Indeed the UN 2006 Global Report on HIV/AIDS reported some of these changes, although in some of the cases, the declines were just in urban areas. However, some of the other declines were the result of improved surveillance — and, in general, the stabilisation in HIV prevalence still tended to be at alarmingly high levels.
But some countries reported more than 25% reduction in HIV prevalence. One of these was Zimbabwe. However, Zimbabwe may prove to a rather unsteady foundation upon which to base the case for ABC, because of the high mortality, political and economic turmoil and emigration from that country (see related article).
Perhap more convincing evidence that the ABC prevention efforts could be having an impact comes from Dr. Mbori-Ngacha’s home country.

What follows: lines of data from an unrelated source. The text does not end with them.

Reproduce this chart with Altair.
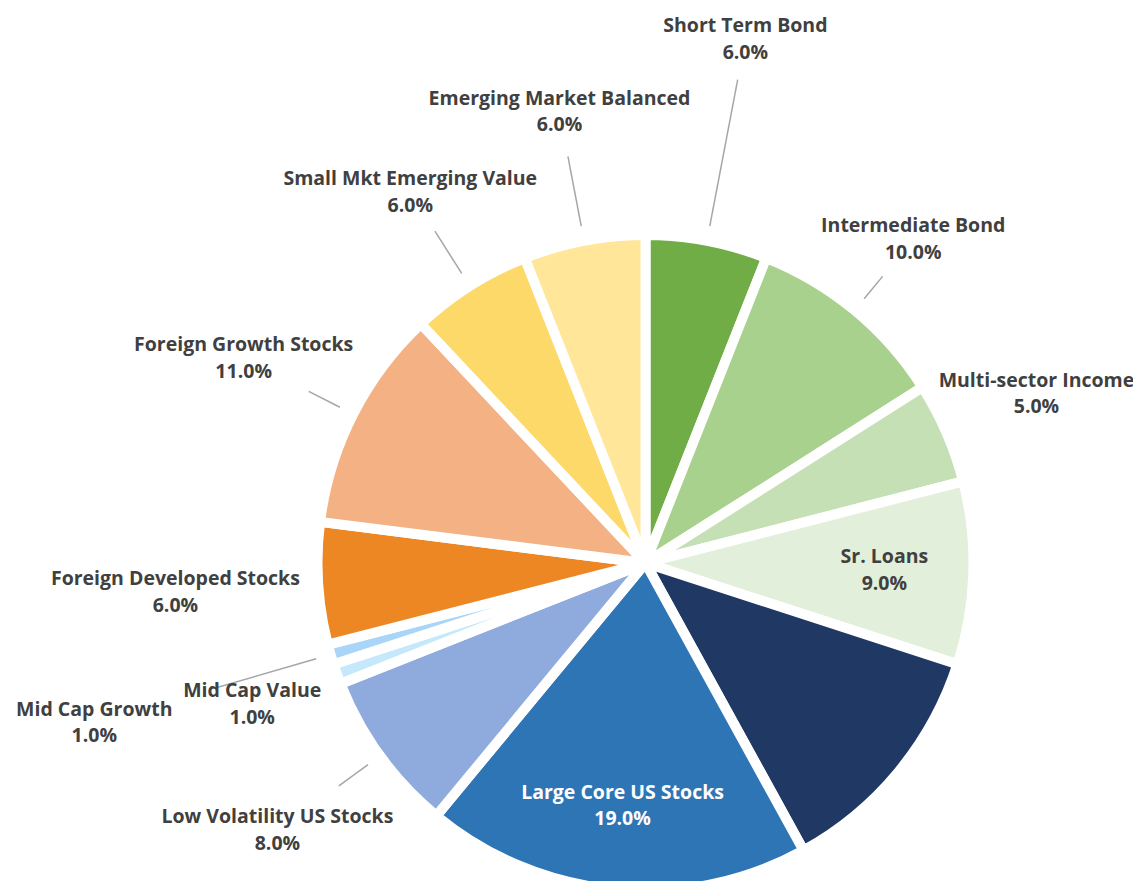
import altair as alt
import pandas as pd

# ---- data ----
categories = [
    "Short Term Bond", "Intermediate Bond", "Multi-sector Income", "Sr. Loans",
    "Large Value US Stocks", "Large Core US Stocks", "Low Volatility US Stocks",
    "Mid Cap Value", "Mid Cap Growth", "Foreign Developed Stocks",
    "Foreign Growth Stocks", "Small Mkt Emerging Value", "Emerging Market Balanced",
]
values = [6, 10, 5, 9, 12, 19, 8, 1, 1, 6, 11, 6, 6]
show_label = [True, True, True, True, False, True, True, True, True, True, True, True, True]

# ---- styling / layout ----
colors = [
    "#70AD47", "#A9D18E", "#C5E0B4", "#E2EFDA", "#203864", "#2E75B6", "#8FAADC",
    "#C5E9FB", "#A9D5F8", "#EC8723", "#F4B183", "#FDD96A", "#FFE699",
]
label_radius = [533, 420, 426, 239, 0, 244, 455, 418, 574, 471, 451, 439, 459]
leader_end = [492, 372, 0, 0, 0, 0, 379, 0, 448, 0, 378, 393, 414]
LEADER_START = 343
CX, CY = 637.5, 555
R = 328
LINE_H = 26.5

rows = []
for i, (c, v) in enumerate(zip(categories, values)):
    rows.append({
        "idx": i,
        "name": c,
        "value": v,
        "label": f"{c}\n{v:.1f}%" if show_label[i] else "",
        "label_r": label_radius[i],
        "leader_end": leader_end[i],
    })
df = pd.DataFrame(rows)

base = alt.Chart(df)

pie = base.mark_arc(outerRadius=R, stroke="white", strokeWidth=10, strokeJoin="round").encode(
    theta=alt.Theta("value:Q", stack=True),
    order=alt.Order("idx:Q", sort="ascending"),
    color=alt.Color("name:N", scale=alt.Scale(domain=categories, range=colors), legend=None),
    x=alt.value(CX),
    y=alt.value(CY),
)

geo = base.transform_window(
    cum="sum(value)", sort=[alt.SortField("idx")], frame=[None, 0]
).transform_joinaggregate(
    total="sum(value)"
).transform_calculate(
    mid="(datum.cum - datum.value / 2) / datum.total * 2 * PI"
)

leaders = geo.transform_filter("datum.leader_end > 0").transform_calculate(
    lx1=f"{CX} + {LEADER_START} * sin(datum.mid)",
    ly1=f"{CY} - {LEADER_START} * cos(datum.mid)",
    lx2=f"{CX} + datum.leader_end * sin(datum.mid)",
    ly2=f"{CY} - datum.leader_end * cos(datum.mid)",
).mark_rule(color="#A6A6A6", strokeWidth=1.5).encode(
    x=alt.X("lx1:Q", scale=None),
    y=alt.Y("ly1:Q", scale=None),
    x2="lx2:Q",
    y2="ly2:Q",
)

labels = geo.transform_filter("datum.label_r > 0").transform_calculate(
    tx=f"{CX} + datum.label_r * sin(datum.mid)",
    ty=f"{CY} - datum.label_r * cos(datum.mid) - {LINE_H / 2}",
).mark_text(
    font="Open Sans", fontWeight="bold", fontSize=19.5, lineBreak="\n",
    lineHeight=LINE_H, align="center", baseline="middle",
).encode(
    x=alt.X("tx:Q", scale=None),
    y=alt.Y("ty:Q", scale=None),
    text="label:N",
    color=alt.condition("datum.name == 'Large Core US Stocks'", alt.value("#FFFFFF"), alt.value("#404040")),
)

chart = alt.layer(pie, leaders, labels).properties(
    width=1125, height=873, autosize="none", padding=0
).configure_view(stroke=None)

chart.save("out.html", embed_options={"renderer": "svg", "actions": False})
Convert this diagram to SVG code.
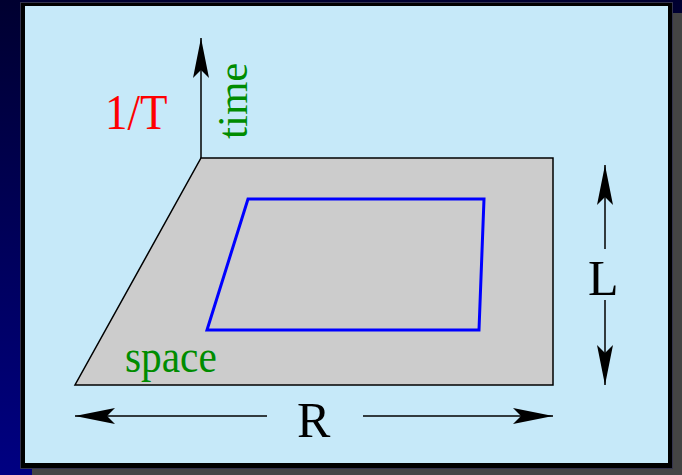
<svg xmlns="http://www.w3.org/2000/svg" width="682" height="475" viewBox="0 0 682 475">
<defs>
<linearGradient id="bg" x1="0" y1="0" x2="0" y2="1">
<stop offset="0" stop-color="#000030"/>
<stop offset="1" stop-color="#000082"/>
</linearGradient>
<marker id="ah" viewBox="0 0 40 16" refX="40" refY="8" markerWidth="40" markerHeight="16" markerUnits="userSpaceOnUse" orient="auto">
<path d="M0,0 L40,8 L0,16 L8,8 Z" fill="#000"/>
</marker>
<style>
.ln{stroke:#000;stroke-width:1.5;fill:none}
.lbl{font-family:"Liberation Serif","Times New Roman",serif}
</style>
</defs>
<rect x="0" y="0" width="682" height="475" fill="url(#bg)"/>
<rect x="32" y="13" width="650" height="462" fill="#444"/>
<rect x="20.5" y="2.5" width="652" height="466" fill="#000" stroke="#33334d" stroke-width="1"/>
<rect x="25" y="6" width="643" height="457" fill="#c6e9f9"/>
<g id="plane">
<polygon points="201,158 553,158 553,385 75,385" fill="#cccccc" stroke="#000" stroke-width="1.5"/>
</g>
<g id="region">
<polygon points="248,199 484,199 479,330 207,330" fill="none" stroke="#0000ff" stroke-width="3"/>
</g>
<g id="connectors">
<line class="ln" x1="201" y1="158" x2="201" y2="38" marker-end="url(#ah)"/>
<line class="ln" x1="605" y1="249" x2="605" y2="165" marker-end="url(#ah)"/>
<line class="ln" x1="605" y1="300" x2="605" y2="385" marker-end="url(#ah)"/>
<line class="ln" x1="267" y1="416" x2="75" y2="416" marker-end="url(#ah)"/>
<line class="ln" x1="363" y1="416" x2="553" y2="416" marker-end="url(#ah)"/>
</g>
<g id="label-1T"><text class="lbl" transform="translate(105,129) scale(0.9,1)" font-size="50" fill="#ff0000">1/T</text></g>
<g id="label-time"><text class="lbl" transform="translate(247,139) rotate(-90)" font-size="43" fill="#008c00">time</text></g>
<g id="label-space"><text class="lbl" transform="translate(125,372) scale(0.88,1)" font-size="47" fill="#008c00">space</text></g>
<g id="label-L"><text class="lbl" x="588" y="295" font-size="50" fill="#000">L</text></g>
<g id="label-R"><text class="lbl" x="297" y="437" font-size="50" fill="#000">R</text></g>
</svg>
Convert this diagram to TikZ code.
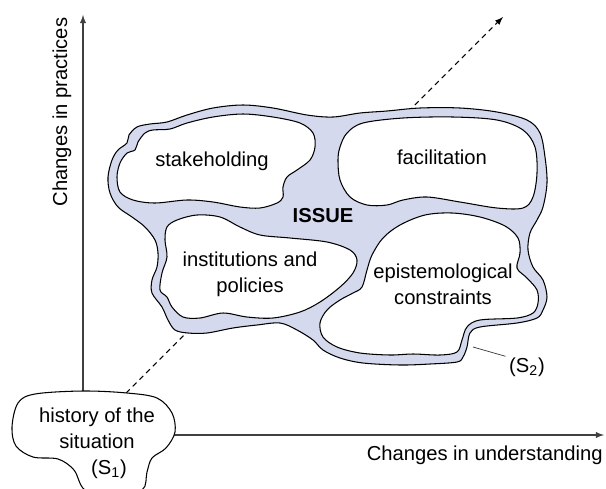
\documentclass[tikz,border=0pt]{standalone}
\usepackage{fontspec}
\setmainfont{Liberation Sans}
\usetikzlibrary{arrows, calc, positioning}
\definecolor{issueFill}{RGB}{213,217,237}
\tikzset{
    blobLine/.style={draw=black, line width=0.6pt},
    issueBlob/.style={blobLine, fill=issueFill},
    holeBlob/.style={blobLine, fill=white},
    axisEdge/.style={->, >=latex, line width=0.6pt, draw=black!75},
    dashEdge/.style={->, >=latex, line width=0.6pt, dash pattern=on 3pt off 2.4pt},
    leadEdge/.style={line width=0.4pt, draw=black!80},
    lbl/.style={font=\fontsize{11.5}{14.7}\selectfont, align=center, inner sep=0pt},
}
\newcommand{\drawBlob}[2][holeBlob]{
    \draw[#1] plot[smooth cycle, tension=0.55] coordinates {#2};
}

\begin{document}
\begin{tikzpicture}[x=0.02cm, y=-0.02cm]
        \useasboundingbox (0,0) rectangle (606,488);

        \coordinate (yTop) at (83,15);
        \coordinate (yFoot) at (83,392);
        \coordinate (xEnd) at (604,435);
        \coordinate (xFoot) at (174,435);
        \coordinate (dTip) at (503,17);
        \coordinate (dFoot) at (126,393);
        \coordinate (s2Foot) at (473,347);

        \draw[axisEdge] (yFoot) -- (yTop);
        \draw[axisEdge] (xFoot) -- (xEnd);
        \draw[dashEdge] (dFoot) -- (dTip);

        \drawBlob[issueBlob]{(112,160) (118,150) (127,143) (129,135) (137,127) (150,124) (167,122) (187,115) (213,108) (243,105) (273,108) (307,115) (333,117) (360,113) (387,111) (420,108) (460,108) (497,112) (527,120) (540,133) (545,157) (547,183) (543,207) (537,220) (530,233) (528,250) (533,267) (543,280) (547,297) (543,310) (537,318) (517,323) (480,327) (470,333) (467,347) (463,357) (457,362) (430,364) (400,365) (363,363) (340,358) (323,350) (313,340) (297,330) (280,323) (257,325) (233,328) (207,333) (188,333) (175,330) (168,320) (162,307) (152,293) (152,280) (157,267) (158,253) (155,240) (145,227) (132,217) (118,207) (110,193) (108,177)}
        \drawBlob{(120,163) (127,153) (135,150) (138,142) (145,133) (153,130) (170,129) (187,123) (213,117) (243,114) (273,117) (300,123) (313,133) (315,147) (310,160) (297,170) (287,177) (283,187) (283,197) (277,203) (260,208) (240,207) (213,202) (187,200) (155,203) (133,200) (120,192) (117,177)}
        \drawBlob{(340,147) (347,133) (363,123) (403,118) (453,117) (497,120) (523,130) (535,147) (537,173) (533,197) (523,208) (497,208) (460,202) (427,197) (403,200) (387,205) (367,205) (350,197) (340,180) (338,160)}
        \drawBlob{(165,240) (167,227) (177,220) (197,215) (220,217) (240,227) (260,235) (290,238) (327,242) (350,250) (357,260) (353,273) (340,287) (320,302) (300,312) (273,318) (247,317) (223,313) (200,318) (183,317) (172,307) (167,297) (160,290) (162,273) (167,257)}
        \drawBlob{(372,255) (383,238) (400,225) (425,215) (452,213) (480,217) (505,226) (518,238) (520,253) (517,268) (527,278) (537,290) (538,303) (533,313) (517,318) (480,320) (467,327) (462,340) (457,352) (440,355) (413,354) (390,355) (360,353) (337,347) (323,337) (320,323) (327,310) (340,300) (353,293) (362,287) (367,270)}
        \drawBlob{(12,427) (18,403) (35,394) (83,391) (127,393) (157,398) (172,413) (175,432) (166,448) (152,458) (147,472) (142,490) (112,494) (85,490) (74,470) (58,459) (33,457) (16,446)}

        \node[lbl] (stake) at (212,161) {stakeholding};
        \node[lbl] (facil) at (442,157) {facilitation};
        \node[lbl, font=\fontsize{11.5}{14.7}\selectfont\bfseries] (issue) at (323,216) {ISSUE};
        \node[lbl] (instit) at (250,274) {institutions and\\policies};
        \node[lbl] (episte) at (443,284) {epistemological\\constraints};
        \node[lbl] (hist) at (97,443) {history of the\\situation\\\hspace*{0.48cm}(S\textsubscript{1})};
        \node[lbl] (s2) at (527,367) {(S\textsubscript{2})};
        \node[lbl, rotate=90] (yLab) at (62,112) {Changes in practices};
        \node[lbl, anchor=east] (xLab) at (603,455) {Changes in understanding};

        \draw[leadEdge, shorten >=2pt] (s2Foot) -- (s2.north west);

    \end{tikzpicture}
\end{document}
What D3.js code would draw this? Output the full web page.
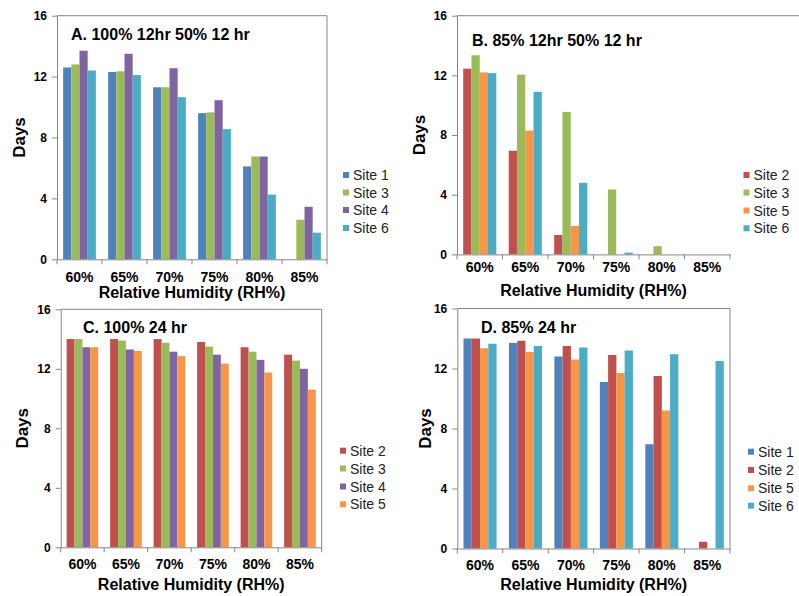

Data from the Kenyan 1998 and 2003 Demographic Health Surveys, show clear reductions in :
- the proportion of young women and men between aged 15-24 who have ever had sex,
- the percentage of 15-49 years old adults who have multiple partners, and
- an increase in condom use during the last high-risk sexual encounter among sexually active adults (see graph below).
“In addition, a behavioural survey conducted in Kenya during this period also indicates an increase in the age of first sex,” said Dr. Mbori-Ngacha. “that was most marked in young women where the age of first sex increased by one year from 16 to 17 years (see graph below). This behaviour survey also reported high rates of both primary and secondary abstinence.”
In other words, even youth who had previously been sexually active were now reporting abstaining from sex.
These indicators of behaviour change have been correlated with a decrease in HIV prevalence in Kenya. Data from the demographic survey and sentinel surveillance in antenatal women demonstrate that the national prevalence has fallen from a high of around 10% in 1997 to 6-7% in 2003 and the trends are similar in both urban and rural settings (see graph below).
“We’ve been trying to get the Kenyan data published in an editorial page,” said Dr. Mark Dybul, acting US Global AIDS Coordinator in a press conference during the conference. “But no one seems to want to publish the successes of ABC.”
He was quick to point out, however, that these successes in Kenya and possibly other countries can not be claimed by PEPFAR. “The success is not ours, the success is the people of Africa’s and of long-standing programmes that we are now privileged to support... and commensurate with that decline of prevalence is a remarkable change in behaviour.
We’re seeing great success, and where we’ve seen success we need to look at what’s been done and replicate it,” he concluded.
Ankomah A, Adebayo S, Akinyemi Z. Are Nigerian youngsters Zipping Up? Some evidence on abstinence from two national surveys. 2006 PEPFAR Implementers Meeting, Durban, South Africa, abstract 99.
Mbori-Ngacha D. Strengthening prevention - selected strategies. Plenary presentation, 2006 PEPFAR Implementers Meeting, Durban, South Africa.